Community practices are not following guidelines for breast cancer screening with MRI in women at increased risk of the disease, according to a new study published online December 7 in the Journal of General Internal Medicine.
Currently, the American Cancer Society (ACS), the American College of Radiology (ACR), and the Society of Breast Imaging (SBI) all recommend that women with a 20% or more risk of breast cancer undergo MRI in addition to mammography. But researchers from the University of New Mexico found that these women are not receiving MRI scans, whereas lower-risk groups are being scanned too often.
A team led by Deirdre A. Hill, PhD, analyzed data from the Breast Cancer Surveillance Consortium (BCSC) that included 348,955 women in five regional BCSC regional registries who received mammograms. Of these, 1,499 also underwent MRI scanning. Hill and colleagues assessed the chances of a woman receiving a breast MRI scan considering risk factors such as family history of breast cancer.

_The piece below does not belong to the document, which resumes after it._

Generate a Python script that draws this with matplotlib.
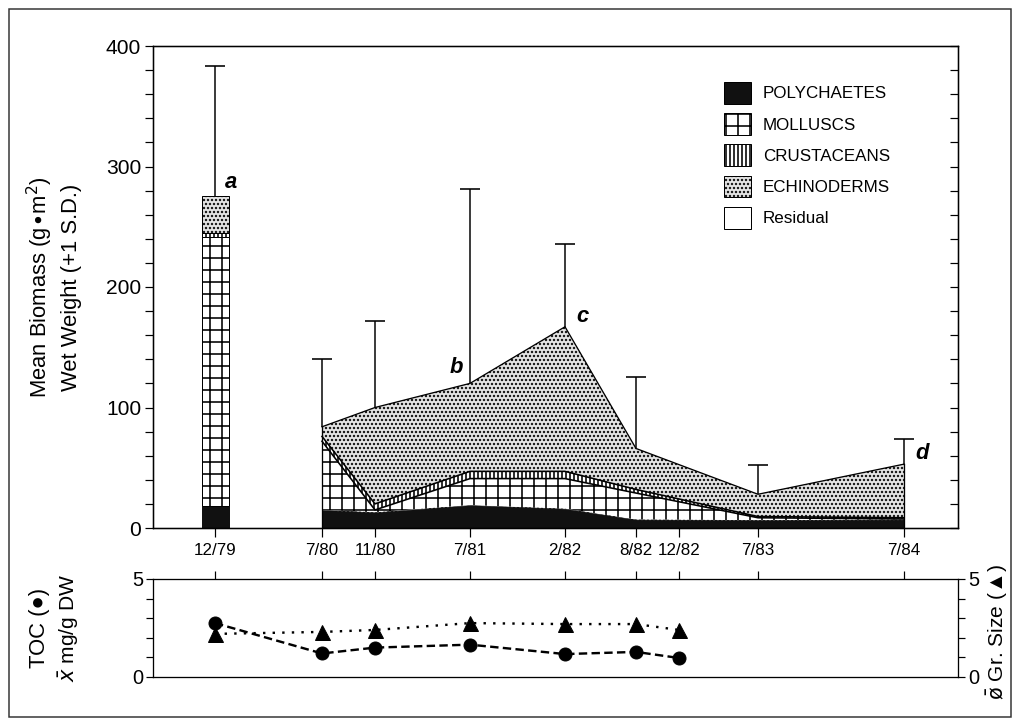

The group found that community practices are not using screening MRI according to the current professional guidelines: 82.9% of screening MRIs were performed on women who did not meet the guidelines, and of these, 35.5% fell in the low- to average-risk group. Only a fraction of the women who actually met professional guidelines for additional screening MRI underwent the exam, according to the researchers.
"Our data suggest that women with less than 20% lifetime risk [of breast cancer] based on family history, but who have high breast density, breast atypia, or abnormal cell growth called lobular carcinoma in situ, undergo MRI at many times the rate of other women, although the harms and benefits in this population are uncertain and the cost-benefit ratio may exceed established benchmarks," Hill said in a statement released by the journal. "Breast MRI use that is not concordant with guidelines ... poses distinct challenges to effective resource allocation in breast cancer screening."